I am going to take the liberty of placing the entire final blog entry of Mayor Dave Cieslewicz on CP. While I have always enjoyed Mayor Dave’s musings on topics about his time as leader of this city we proudly call home, I found this blog entry…his last one as an elected officasl….perhaps his best. As such, I am posting the entire entry.
People have been asking me what my favorite moment was from my eight years as Mayor. It’s hard to pick just one. Opening the Goodman Pool is right up there and so is having the President of the United States mispronounce my name (four times).
But I’d have to say that my very favorite moment happened just a few weeks ago. It was a snowy Saturday, and there were 100,000 people on the Capitol Square protesting Governor Walker’s move to end collective bargaining for public employees. Madison Firefighters Local 311 invited me to march with them, as they often did, starting from Station One and going down State Street around the Square and then into the Capitol building. It was always great to march with the Firefighters because you got to walk behind bag pipers and drummers, and the crowd goes wild.
So we marched into the Capitol and there were maybe 6,000 people in the building, banging their own drums and cheering on the Firefighters. People reached out to shake our hands from every direction. Then we got to the center of the rotunda, and the bag pipers and the drummers formed a circle and began to play “Amazing Grace.” The big, boisterous crowd went silent and began to sing, “Amazing grace, how sweet the sound, that saved a wretch like me…”
It was like being in a church where the whole congregation is a choir. The words and the music floated up into the high rotunda and circulated around and down the corridors of the Capitol as if to reclaim it from the very anti-Wisconsin divisiveness that had brought us there. It was as if we were reclaiming our building for the ideals that our state was founded on.

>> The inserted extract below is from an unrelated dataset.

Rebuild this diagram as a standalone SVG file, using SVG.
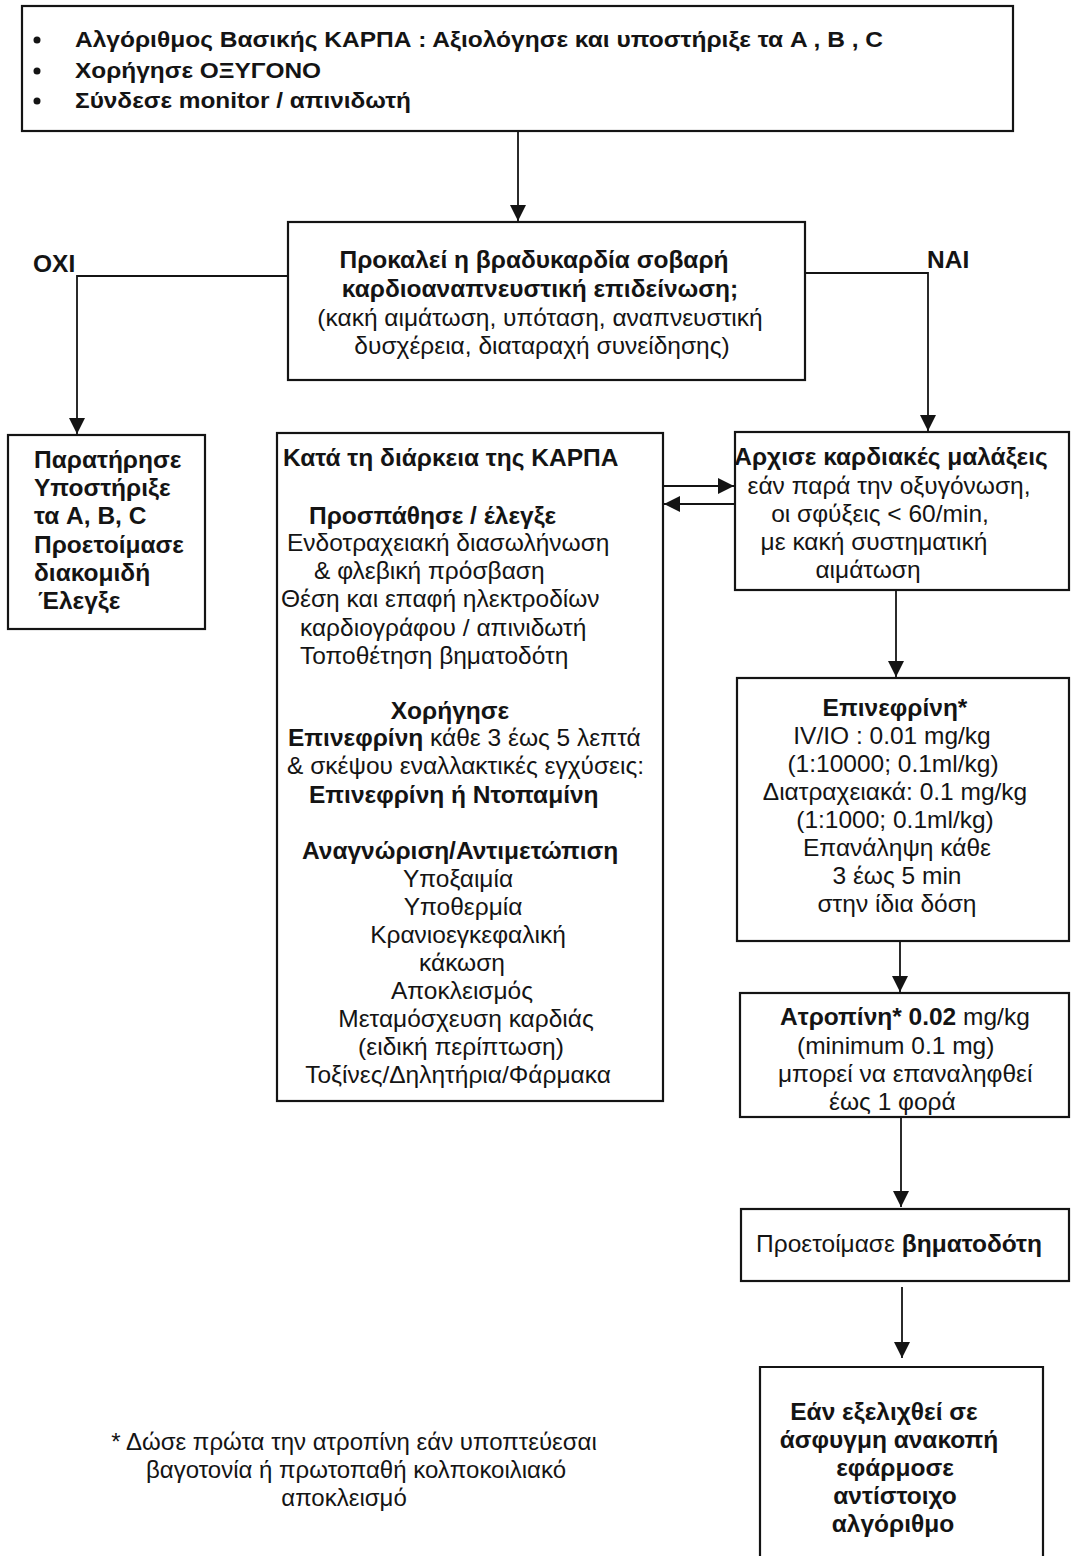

Then the bag pipers started into the second verse, and because no one knows the second verse to “Amazing Grace,” the crowd fell silent and the drummers fell into syncopation behind the music. And I thought to myself at that moment that I was never more proud to be Mayor of this city. Stark adversity had erased our relatively small disagreements and reminded us of our shared values as a community. I didn’t give a speech or even say a word. I just took it in, looking up at the crowds on the balconies above as the late winter afternoon light streamed through the rotunda and fell on us, all of us, together.
The thing to do now is to stay together as we take on the challenges ahead and to remember what Emerson wrote.
“What lies behind us and what lies before us matters little compared to what lies within us.”
We’re a great city not just because of the university or the lakes or the seat of government. We’re a great city because of our citizens. I loved being the Mayor of Madison, but before that I loved just being a citizen of Madison. And so I am again.